[Charts and diagrams as code]
---+---

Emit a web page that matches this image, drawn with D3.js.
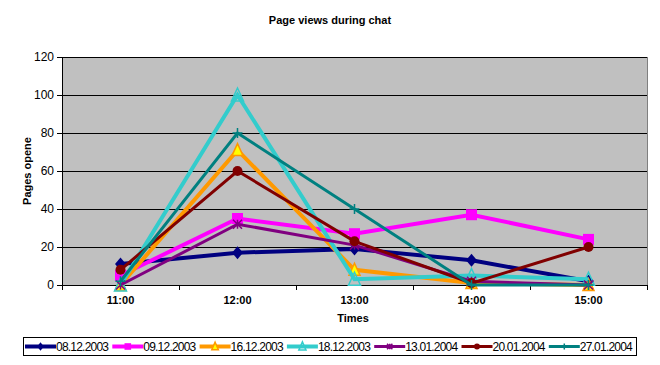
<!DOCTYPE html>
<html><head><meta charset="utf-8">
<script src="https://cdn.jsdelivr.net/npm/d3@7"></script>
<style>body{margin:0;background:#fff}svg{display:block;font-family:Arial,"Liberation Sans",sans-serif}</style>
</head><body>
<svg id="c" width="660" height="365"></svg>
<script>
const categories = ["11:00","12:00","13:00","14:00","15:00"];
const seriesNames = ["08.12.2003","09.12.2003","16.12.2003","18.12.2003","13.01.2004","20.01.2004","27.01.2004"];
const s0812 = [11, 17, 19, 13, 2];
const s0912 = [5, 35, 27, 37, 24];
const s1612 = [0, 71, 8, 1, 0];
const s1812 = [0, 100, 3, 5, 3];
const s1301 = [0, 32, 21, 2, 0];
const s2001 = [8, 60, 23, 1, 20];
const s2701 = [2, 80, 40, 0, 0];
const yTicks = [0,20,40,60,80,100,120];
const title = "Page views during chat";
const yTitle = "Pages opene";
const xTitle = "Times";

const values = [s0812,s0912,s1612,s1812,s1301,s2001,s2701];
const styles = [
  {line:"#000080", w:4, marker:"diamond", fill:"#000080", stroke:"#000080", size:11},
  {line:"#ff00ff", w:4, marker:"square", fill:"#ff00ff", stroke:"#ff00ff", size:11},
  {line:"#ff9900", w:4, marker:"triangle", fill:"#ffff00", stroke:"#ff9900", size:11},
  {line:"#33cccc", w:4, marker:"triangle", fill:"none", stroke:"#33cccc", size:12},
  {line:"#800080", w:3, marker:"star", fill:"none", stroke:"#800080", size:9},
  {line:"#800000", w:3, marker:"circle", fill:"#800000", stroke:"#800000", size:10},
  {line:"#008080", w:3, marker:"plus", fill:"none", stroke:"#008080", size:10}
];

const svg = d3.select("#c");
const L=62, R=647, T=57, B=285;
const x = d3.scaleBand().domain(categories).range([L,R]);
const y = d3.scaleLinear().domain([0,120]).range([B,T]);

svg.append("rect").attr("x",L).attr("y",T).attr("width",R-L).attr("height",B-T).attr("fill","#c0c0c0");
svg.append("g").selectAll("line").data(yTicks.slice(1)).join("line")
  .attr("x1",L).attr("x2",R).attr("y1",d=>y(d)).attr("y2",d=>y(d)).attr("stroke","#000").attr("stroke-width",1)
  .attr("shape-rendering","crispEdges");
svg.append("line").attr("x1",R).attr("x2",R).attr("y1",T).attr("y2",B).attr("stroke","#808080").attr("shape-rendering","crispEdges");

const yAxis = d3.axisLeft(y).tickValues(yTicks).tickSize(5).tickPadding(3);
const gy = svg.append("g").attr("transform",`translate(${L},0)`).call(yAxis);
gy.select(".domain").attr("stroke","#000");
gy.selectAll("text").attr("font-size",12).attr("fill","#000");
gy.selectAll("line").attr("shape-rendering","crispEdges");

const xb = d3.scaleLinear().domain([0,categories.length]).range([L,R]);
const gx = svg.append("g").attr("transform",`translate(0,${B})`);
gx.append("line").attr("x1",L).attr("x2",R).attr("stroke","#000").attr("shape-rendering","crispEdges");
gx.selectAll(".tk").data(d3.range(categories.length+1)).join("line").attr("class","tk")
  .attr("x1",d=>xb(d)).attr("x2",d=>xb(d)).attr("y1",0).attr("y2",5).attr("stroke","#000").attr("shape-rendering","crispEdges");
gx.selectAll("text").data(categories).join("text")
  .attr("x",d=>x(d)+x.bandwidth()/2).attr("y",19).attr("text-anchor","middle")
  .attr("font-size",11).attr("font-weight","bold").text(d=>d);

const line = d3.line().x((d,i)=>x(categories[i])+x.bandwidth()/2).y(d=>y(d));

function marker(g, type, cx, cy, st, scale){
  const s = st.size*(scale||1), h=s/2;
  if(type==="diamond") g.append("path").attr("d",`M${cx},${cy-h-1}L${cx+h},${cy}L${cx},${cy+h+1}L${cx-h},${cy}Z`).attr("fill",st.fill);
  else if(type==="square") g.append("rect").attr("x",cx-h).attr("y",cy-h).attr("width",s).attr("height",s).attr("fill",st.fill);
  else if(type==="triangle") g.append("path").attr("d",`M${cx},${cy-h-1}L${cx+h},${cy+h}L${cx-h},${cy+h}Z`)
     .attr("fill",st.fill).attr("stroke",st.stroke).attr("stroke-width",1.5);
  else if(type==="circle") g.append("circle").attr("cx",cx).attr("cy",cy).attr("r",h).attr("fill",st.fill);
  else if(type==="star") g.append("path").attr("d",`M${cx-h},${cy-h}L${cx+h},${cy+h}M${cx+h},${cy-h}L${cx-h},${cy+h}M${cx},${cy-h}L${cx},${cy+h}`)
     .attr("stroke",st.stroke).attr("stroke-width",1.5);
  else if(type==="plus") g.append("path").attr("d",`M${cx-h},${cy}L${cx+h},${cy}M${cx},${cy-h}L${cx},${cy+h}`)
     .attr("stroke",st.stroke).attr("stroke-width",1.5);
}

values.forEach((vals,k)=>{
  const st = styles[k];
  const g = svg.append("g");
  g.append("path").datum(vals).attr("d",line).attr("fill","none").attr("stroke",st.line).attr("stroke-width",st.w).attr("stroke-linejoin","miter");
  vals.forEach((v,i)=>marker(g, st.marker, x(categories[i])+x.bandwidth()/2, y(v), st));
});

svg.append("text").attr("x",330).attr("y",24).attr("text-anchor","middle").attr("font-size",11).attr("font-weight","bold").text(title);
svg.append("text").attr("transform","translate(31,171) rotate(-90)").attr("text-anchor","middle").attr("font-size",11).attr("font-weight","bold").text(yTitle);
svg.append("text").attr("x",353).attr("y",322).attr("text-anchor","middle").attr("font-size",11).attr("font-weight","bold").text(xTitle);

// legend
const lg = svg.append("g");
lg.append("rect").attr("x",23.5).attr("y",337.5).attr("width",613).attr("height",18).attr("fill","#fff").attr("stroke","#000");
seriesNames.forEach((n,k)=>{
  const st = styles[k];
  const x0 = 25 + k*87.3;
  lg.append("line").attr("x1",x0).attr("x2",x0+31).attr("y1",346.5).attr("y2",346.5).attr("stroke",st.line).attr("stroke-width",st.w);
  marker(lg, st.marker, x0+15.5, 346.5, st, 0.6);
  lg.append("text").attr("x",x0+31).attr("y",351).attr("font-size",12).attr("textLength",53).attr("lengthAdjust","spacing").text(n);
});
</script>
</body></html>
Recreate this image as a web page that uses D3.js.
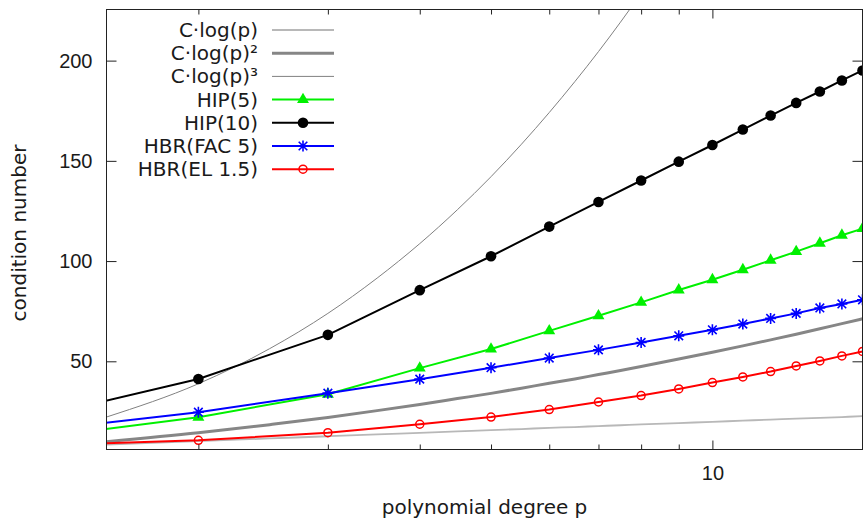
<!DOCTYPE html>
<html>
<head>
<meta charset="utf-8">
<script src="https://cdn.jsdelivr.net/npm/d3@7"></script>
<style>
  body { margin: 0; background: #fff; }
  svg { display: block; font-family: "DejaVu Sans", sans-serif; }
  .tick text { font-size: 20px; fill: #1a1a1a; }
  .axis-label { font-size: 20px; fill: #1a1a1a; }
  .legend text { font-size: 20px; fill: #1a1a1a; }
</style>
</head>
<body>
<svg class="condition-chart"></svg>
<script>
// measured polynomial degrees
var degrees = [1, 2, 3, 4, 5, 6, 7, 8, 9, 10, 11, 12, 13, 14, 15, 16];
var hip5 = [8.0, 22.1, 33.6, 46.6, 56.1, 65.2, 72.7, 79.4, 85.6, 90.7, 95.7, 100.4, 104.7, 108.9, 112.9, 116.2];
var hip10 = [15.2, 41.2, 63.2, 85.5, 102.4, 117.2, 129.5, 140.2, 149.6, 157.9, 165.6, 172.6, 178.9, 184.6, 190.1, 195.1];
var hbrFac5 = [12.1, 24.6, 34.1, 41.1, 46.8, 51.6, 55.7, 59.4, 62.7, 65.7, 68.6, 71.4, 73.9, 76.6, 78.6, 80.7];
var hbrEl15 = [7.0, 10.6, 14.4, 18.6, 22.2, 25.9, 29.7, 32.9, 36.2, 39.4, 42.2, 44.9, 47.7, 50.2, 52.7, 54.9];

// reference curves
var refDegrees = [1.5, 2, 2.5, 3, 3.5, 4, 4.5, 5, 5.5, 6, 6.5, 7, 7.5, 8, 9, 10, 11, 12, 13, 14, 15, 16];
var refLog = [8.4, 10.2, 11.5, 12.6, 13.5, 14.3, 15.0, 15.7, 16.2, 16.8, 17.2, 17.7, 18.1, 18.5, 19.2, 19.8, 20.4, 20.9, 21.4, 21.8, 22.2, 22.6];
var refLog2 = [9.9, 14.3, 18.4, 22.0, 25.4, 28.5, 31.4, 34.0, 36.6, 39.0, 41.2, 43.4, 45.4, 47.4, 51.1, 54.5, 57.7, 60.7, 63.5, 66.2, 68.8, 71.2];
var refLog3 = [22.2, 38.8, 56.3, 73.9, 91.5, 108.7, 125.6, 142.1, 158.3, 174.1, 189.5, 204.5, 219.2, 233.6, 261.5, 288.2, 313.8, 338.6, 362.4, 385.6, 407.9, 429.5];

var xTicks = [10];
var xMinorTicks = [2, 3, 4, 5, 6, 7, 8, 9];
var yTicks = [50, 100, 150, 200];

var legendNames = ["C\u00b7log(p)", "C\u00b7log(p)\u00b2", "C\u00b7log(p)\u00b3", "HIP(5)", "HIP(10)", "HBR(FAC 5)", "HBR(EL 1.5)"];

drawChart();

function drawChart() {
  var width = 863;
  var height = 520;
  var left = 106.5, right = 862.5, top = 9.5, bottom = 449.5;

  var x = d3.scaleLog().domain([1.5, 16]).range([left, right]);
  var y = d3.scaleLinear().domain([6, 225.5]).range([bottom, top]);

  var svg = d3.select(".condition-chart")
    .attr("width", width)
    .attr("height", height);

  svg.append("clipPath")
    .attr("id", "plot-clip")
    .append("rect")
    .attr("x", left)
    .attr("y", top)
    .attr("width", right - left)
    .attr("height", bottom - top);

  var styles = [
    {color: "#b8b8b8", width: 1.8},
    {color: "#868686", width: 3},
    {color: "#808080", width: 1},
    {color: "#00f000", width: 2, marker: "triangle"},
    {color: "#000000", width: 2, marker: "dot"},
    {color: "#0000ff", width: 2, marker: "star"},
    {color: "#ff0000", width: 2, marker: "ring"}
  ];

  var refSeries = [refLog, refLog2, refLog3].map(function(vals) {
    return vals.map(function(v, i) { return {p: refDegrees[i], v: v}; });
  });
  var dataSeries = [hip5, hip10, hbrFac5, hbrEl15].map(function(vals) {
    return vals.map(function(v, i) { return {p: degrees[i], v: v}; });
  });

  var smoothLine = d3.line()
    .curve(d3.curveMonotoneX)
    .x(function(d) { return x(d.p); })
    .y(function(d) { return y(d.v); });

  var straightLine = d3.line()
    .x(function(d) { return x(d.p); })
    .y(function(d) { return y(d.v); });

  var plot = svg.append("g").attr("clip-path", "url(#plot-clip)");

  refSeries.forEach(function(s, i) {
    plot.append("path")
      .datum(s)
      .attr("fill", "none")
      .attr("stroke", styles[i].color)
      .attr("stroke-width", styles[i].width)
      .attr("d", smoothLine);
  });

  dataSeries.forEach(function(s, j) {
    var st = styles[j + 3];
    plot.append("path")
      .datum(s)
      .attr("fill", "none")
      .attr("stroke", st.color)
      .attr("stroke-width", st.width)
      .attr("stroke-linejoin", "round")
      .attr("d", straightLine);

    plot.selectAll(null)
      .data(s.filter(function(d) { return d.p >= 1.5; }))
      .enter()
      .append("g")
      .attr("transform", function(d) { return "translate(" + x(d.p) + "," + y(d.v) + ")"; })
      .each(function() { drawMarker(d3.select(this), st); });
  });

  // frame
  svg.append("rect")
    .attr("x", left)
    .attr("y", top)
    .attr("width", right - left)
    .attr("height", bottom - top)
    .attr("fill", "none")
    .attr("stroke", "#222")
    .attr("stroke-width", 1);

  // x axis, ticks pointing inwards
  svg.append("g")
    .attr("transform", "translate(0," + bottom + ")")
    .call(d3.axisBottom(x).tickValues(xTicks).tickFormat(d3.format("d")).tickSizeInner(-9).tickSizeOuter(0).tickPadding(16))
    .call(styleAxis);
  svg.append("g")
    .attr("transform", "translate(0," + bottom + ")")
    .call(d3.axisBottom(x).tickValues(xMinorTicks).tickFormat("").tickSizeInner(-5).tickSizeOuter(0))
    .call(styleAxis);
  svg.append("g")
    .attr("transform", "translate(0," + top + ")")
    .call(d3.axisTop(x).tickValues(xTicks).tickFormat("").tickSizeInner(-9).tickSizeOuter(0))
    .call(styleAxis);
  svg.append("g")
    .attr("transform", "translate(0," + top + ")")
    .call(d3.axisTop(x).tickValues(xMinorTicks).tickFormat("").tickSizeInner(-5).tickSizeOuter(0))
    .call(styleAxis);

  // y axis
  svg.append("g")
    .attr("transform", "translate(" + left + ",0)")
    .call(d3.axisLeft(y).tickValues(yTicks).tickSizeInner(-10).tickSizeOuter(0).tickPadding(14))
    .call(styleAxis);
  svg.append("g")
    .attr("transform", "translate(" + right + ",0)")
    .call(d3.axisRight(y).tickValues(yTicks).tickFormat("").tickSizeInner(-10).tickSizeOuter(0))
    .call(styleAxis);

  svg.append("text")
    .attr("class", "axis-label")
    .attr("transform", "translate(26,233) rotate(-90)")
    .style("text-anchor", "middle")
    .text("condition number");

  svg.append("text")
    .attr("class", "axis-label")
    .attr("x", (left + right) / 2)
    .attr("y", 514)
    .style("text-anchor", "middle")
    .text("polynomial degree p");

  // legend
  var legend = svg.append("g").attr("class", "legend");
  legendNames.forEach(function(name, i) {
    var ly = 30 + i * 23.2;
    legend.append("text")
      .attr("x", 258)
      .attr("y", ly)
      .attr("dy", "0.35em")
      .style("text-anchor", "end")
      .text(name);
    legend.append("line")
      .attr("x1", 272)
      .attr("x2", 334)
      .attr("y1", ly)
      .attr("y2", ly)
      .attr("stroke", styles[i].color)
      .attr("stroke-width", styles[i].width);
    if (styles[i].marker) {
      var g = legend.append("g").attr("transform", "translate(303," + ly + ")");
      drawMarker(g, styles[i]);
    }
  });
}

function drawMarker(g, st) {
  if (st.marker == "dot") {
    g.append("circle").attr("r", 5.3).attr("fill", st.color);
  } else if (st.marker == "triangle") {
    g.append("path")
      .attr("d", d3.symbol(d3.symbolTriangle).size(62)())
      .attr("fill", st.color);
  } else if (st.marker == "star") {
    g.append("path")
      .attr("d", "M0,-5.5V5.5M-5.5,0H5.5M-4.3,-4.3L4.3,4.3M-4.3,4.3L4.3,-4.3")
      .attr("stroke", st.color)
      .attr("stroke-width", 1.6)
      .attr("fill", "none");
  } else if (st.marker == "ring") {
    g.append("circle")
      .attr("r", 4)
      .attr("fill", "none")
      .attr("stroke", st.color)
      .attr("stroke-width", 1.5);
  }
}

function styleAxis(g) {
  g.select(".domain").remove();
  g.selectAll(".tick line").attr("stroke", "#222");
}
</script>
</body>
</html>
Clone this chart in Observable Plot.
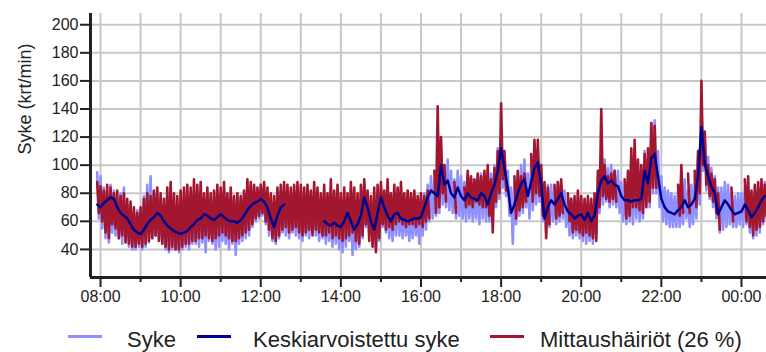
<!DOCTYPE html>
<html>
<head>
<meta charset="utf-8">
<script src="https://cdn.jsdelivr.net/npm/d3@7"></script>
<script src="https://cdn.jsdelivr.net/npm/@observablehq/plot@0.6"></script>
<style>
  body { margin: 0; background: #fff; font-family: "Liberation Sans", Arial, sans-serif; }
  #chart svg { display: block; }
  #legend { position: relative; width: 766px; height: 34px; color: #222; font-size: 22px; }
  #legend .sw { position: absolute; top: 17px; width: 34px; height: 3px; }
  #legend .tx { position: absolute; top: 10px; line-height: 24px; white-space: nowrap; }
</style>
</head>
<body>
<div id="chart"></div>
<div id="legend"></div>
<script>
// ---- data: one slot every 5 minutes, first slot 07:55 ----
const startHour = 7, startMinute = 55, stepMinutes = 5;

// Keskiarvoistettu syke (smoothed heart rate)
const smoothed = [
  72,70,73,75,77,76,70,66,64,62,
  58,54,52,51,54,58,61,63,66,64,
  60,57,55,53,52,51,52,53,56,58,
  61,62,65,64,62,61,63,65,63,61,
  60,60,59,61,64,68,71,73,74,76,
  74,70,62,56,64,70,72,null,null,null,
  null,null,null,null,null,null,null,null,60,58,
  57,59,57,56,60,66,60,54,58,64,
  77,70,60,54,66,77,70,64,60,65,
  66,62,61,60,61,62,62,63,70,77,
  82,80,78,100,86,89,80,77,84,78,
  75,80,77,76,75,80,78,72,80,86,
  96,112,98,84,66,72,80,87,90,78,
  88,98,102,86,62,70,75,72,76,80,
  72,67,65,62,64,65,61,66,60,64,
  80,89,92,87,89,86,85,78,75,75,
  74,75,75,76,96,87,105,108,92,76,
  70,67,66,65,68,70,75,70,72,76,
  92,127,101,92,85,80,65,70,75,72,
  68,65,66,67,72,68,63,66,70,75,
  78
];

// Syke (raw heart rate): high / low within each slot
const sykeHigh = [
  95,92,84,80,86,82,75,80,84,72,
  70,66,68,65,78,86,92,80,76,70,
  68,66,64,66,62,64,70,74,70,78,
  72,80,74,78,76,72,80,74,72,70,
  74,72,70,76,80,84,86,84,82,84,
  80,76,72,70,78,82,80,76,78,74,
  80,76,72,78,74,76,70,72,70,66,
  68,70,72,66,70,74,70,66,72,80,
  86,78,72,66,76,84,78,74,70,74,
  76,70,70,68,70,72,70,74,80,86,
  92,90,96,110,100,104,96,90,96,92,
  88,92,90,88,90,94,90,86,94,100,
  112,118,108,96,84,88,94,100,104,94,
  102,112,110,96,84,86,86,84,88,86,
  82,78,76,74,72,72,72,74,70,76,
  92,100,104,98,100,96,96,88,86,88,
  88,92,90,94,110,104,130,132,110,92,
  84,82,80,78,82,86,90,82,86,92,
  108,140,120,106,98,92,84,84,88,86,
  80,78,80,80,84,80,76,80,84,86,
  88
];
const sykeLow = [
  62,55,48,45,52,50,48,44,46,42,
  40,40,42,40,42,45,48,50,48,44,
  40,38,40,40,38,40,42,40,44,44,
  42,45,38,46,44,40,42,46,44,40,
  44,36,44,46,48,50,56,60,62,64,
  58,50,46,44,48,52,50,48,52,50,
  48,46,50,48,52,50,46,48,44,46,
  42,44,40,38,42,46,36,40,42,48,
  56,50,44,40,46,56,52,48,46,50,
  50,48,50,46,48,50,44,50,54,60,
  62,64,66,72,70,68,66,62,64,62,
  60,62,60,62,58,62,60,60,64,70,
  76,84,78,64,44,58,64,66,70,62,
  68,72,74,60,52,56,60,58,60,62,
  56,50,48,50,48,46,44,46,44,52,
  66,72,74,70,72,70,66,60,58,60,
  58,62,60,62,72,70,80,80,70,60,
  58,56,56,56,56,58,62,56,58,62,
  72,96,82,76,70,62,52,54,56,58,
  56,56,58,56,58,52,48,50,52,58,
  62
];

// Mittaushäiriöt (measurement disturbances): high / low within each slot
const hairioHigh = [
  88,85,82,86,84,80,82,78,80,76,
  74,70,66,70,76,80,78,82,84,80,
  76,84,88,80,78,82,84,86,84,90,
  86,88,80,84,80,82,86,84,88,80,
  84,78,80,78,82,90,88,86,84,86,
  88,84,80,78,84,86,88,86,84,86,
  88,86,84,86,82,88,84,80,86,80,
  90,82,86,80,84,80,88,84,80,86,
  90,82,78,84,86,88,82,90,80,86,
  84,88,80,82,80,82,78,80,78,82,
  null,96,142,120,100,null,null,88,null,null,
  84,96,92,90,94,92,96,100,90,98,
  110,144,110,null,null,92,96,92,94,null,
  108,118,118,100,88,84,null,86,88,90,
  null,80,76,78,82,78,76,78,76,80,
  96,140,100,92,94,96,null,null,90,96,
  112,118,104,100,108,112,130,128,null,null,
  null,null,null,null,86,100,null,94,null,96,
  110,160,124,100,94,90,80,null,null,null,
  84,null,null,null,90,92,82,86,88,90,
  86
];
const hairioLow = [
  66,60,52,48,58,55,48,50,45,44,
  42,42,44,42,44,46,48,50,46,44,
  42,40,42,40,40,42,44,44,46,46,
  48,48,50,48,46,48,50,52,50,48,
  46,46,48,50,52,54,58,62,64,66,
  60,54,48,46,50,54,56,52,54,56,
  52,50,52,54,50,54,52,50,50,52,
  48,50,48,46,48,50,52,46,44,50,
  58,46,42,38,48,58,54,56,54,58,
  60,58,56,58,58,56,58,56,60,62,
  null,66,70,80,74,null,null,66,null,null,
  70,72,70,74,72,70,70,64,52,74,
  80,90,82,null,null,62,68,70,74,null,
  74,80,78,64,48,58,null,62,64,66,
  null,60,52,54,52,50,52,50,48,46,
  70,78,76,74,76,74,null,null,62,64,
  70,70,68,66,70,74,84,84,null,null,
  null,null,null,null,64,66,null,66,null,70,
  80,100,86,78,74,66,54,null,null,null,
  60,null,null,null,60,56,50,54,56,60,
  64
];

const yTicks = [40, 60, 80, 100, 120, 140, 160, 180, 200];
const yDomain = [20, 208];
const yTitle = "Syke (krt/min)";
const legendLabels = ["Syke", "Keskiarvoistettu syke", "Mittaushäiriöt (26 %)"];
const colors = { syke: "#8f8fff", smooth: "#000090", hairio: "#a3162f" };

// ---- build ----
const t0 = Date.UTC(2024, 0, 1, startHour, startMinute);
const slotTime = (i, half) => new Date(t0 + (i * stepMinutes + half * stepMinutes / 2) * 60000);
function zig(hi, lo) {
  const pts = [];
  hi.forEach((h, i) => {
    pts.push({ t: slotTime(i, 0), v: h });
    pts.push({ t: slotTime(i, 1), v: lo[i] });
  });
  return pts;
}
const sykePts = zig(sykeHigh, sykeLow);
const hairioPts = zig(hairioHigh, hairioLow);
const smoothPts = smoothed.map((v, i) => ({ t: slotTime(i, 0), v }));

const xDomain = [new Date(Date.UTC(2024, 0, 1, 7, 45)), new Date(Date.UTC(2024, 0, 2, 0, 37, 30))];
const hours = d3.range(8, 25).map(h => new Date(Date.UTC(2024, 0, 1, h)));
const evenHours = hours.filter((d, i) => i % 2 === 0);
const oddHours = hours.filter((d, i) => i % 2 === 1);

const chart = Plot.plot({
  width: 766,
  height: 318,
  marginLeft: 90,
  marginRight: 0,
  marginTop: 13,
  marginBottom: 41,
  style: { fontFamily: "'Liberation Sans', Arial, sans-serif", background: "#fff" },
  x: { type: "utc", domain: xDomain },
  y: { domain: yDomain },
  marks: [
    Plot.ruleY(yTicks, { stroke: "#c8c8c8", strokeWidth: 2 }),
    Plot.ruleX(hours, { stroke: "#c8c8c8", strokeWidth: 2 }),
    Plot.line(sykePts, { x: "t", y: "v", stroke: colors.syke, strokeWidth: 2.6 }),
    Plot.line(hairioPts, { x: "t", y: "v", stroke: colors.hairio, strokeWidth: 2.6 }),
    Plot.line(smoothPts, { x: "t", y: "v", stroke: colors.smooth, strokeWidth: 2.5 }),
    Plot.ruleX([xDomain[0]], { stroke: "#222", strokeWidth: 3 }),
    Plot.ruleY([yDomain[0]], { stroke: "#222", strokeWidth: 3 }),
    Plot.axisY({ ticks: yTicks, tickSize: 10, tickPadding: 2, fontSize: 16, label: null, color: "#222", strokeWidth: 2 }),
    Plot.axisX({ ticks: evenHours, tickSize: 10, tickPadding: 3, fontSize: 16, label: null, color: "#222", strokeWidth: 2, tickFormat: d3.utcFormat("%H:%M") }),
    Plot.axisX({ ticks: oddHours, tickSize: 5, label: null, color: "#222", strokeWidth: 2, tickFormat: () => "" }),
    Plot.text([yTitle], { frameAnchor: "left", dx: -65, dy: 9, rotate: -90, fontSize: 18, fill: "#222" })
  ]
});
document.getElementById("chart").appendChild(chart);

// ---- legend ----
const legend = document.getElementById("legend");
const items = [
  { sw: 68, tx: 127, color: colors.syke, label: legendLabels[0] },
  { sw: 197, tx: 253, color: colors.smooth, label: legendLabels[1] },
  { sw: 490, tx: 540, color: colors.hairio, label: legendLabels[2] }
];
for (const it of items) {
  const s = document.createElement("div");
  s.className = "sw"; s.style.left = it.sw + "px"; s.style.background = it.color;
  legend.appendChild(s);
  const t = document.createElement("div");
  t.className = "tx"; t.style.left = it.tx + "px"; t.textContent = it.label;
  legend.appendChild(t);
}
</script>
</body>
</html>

---+---

What the task requires
Using the entries above, transcribe every line from the line containing "Clone this chart in Observable Plot." through the line containing "const startHour = 7, startMinute". Do not copy pictures.

Task answer
Clone this chart in Observable Plot.
<!DOCTYPE html>
<html>
<head>
<meta charset="utf-8">
<script src="https://cdn.jsdelivr.net/npm/d3@7"></script>
<script src="https://cdn.jsdelivr.net/npm/@observablehq/plot@0.6"></script>
<style>
  body { margin: 0; background: #fff; font-family: "Liberation Sans", Arial, sans-serif; }
  #chart svg { display: block; }
  #legend { position: relative; width: 766px; height: 34px; color: #222; font-size: 22px; }
  #legend .sw { position: absolute; top: 17px; width: 34px; height: 3px; }
  #legend .tx { position: absolute; top: 10px; line-height: 24px; white-space: nowrap; }
</style>
</head>
<body>
<div id="chart"></div>
<div id="legend"></div>
<script>
// ---- data: one slot every 5 minutes, first slot 07:55 ----
const startHour = 7, startMinute = 55, stepMinutes = 5;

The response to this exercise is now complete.